Ti sei messo lì, in mezzo al campo, dove Conte t’ha detto di stare: non hai subìto la personalità dell’ex Juventus, perché lui di carattere si accosta facilmente a Mihajlovic, per quanto l’indole motivazionale sia leggermente differente. Hai fatto il gregario, hai fatto la mezz’ala, hai provato l’inserimento raramente, con qualche cross, ma niente di più: non hai Okaka a farti la sponda, magari ce l’avrai martedì sera, sicuramente ce l’avrai domenica a Cesena. Ma in Nazionale funziona così, non puoi giocare a memoria come nel tuo club. Però ti è andata bene, da grande campione, perché hai fatto il tuo dovere, hai spinto all’ammonizione Kovacic, che a San Siro marcia a occhi chiusi da un biennio, così come tutti si aspettano che marci sul red carpet dei campioni. 

Ne è passato di tempo, sembra, da quando a Bardonecchia ti chiedevano se fossi stato in procinto di lasciare la Sampdoria: qualcuno sorrideva sotto i baffi pensando “dove potrebbe mai andare?”. Agli occhi di tutti, agli occhi dell’Italia, stasera ti sei mostrato per quello che sei: un giocatore che ora, finalmente, è tra i migliori in Italia.
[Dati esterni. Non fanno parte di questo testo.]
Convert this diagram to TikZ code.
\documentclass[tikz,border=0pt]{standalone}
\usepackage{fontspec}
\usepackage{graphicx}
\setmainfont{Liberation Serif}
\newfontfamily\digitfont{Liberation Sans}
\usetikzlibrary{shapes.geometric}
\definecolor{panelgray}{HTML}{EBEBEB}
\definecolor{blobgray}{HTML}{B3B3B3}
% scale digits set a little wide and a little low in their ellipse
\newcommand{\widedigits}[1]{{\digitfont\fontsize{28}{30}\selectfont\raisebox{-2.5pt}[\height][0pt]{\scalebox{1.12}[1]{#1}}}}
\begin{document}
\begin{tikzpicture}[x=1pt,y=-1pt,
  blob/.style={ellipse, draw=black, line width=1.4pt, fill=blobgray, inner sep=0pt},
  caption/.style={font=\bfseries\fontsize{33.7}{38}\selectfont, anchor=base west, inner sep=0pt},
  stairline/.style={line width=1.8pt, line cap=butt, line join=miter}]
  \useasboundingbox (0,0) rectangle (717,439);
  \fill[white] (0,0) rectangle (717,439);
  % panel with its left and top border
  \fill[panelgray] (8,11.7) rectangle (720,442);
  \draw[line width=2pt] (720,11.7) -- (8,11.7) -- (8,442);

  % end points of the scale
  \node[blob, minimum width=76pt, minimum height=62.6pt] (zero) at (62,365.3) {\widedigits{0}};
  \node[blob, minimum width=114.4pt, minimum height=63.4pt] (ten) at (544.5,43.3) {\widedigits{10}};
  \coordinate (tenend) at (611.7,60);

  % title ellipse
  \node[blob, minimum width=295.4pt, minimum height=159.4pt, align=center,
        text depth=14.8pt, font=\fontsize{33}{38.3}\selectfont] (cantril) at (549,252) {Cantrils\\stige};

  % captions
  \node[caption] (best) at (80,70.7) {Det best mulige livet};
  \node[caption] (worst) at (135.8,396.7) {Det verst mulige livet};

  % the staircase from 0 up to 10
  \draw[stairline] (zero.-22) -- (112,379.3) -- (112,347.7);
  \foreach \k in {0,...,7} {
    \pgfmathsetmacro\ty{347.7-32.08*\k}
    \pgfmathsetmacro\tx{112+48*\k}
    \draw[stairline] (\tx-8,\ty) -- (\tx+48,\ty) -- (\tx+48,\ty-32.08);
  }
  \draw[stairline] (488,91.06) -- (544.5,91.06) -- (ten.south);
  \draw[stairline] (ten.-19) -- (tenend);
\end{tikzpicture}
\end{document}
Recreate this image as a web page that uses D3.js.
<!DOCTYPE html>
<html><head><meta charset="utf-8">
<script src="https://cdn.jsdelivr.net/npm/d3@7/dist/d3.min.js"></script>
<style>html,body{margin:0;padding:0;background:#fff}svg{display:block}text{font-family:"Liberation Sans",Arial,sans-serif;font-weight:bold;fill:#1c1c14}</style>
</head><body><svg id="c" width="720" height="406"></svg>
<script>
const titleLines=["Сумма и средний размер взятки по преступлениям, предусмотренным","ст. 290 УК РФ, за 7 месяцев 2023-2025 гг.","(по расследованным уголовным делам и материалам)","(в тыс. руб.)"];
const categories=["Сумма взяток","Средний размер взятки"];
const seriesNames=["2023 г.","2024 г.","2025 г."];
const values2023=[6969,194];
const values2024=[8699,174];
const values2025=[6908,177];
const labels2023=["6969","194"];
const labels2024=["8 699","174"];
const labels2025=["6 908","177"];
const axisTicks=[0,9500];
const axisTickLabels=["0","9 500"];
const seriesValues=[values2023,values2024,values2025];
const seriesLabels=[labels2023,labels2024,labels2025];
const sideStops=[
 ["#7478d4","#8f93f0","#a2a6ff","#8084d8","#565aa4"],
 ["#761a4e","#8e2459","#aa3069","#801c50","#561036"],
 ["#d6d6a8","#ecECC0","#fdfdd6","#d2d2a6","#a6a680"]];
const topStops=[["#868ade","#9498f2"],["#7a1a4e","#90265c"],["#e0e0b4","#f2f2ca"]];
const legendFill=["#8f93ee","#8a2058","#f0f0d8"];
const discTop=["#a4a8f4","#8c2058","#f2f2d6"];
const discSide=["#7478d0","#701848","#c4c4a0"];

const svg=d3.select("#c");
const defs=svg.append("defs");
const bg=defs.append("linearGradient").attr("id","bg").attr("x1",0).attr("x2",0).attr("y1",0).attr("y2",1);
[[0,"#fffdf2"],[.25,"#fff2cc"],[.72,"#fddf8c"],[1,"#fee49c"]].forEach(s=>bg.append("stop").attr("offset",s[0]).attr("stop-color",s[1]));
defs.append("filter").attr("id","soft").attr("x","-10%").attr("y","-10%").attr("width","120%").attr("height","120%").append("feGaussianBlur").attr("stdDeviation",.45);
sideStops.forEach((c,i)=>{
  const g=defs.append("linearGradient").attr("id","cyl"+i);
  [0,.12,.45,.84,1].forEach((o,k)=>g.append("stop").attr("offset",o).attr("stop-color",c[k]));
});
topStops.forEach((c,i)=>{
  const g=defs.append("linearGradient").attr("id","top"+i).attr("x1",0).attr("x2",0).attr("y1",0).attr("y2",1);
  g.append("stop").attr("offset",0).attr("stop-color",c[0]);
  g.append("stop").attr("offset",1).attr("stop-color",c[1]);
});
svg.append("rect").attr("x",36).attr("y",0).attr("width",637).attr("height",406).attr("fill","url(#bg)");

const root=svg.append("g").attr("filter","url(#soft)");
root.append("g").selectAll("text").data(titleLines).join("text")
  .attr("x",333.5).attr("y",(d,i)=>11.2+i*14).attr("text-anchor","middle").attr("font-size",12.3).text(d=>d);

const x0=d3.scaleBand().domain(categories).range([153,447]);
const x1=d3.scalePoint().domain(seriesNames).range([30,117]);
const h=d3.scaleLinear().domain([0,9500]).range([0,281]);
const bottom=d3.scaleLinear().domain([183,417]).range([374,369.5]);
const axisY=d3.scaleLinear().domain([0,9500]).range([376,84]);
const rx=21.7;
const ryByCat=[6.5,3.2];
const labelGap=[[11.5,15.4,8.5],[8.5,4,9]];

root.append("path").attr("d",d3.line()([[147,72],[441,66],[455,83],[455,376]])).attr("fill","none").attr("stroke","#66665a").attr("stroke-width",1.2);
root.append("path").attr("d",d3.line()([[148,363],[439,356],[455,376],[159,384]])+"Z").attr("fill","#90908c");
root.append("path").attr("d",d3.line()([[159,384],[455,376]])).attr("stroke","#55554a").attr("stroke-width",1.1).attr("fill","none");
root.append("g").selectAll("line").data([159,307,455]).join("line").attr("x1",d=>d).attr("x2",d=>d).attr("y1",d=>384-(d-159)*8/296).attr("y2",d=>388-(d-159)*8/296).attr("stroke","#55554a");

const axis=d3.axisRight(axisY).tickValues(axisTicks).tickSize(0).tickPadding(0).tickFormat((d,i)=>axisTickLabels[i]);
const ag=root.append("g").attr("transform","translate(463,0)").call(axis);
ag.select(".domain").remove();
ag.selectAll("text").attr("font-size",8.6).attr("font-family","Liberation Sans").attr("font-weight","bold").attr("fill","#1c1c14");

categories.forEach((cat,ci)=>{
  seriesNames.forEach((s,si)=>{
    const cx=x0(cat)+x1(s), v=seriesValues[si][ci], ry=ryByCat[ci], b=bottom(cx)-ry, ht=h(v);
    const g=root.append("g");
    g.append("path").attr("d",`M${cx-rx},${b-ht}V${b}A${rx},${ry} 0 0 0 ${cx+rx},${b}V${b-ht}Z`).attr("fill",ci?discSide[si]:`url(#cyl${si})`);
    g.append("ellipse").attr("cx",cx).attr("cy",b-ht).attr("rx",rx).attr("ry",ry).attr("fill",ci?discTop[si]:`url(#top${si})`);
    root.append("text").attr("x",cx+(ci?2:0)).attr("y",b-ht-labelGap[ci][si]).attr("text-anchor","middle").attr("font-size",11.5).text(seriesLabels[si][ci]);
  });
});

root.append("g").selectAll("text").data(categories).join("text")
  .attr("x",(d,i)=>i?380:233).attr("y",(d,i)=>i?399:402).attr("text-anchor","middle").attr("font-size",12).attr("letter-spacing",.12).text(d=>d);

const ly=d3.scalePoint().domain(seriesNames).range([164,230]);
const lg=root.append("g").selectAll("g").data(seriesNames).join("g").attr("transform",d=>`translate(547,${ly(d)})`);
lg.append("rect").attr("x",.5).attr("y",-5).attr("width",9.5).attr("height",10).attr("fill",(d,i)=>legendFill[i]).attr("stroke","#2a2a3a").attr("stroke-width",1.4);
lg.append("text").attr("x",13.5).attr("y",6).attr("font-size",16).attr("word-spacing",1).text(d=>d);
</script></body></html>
Perché a centrocampo, nel tuo ruolo, nella nazionale azzurra, stasera c’eri tu. Nessun altro. E stasera noi sampdoriani abbiamo vinto insieme con te, al di là del risultato, al di là dei fumogeni, al di là di tutto. 

Ben arrivato, Roberto. Ora non fermarti. Perché senza di te non mi diverto.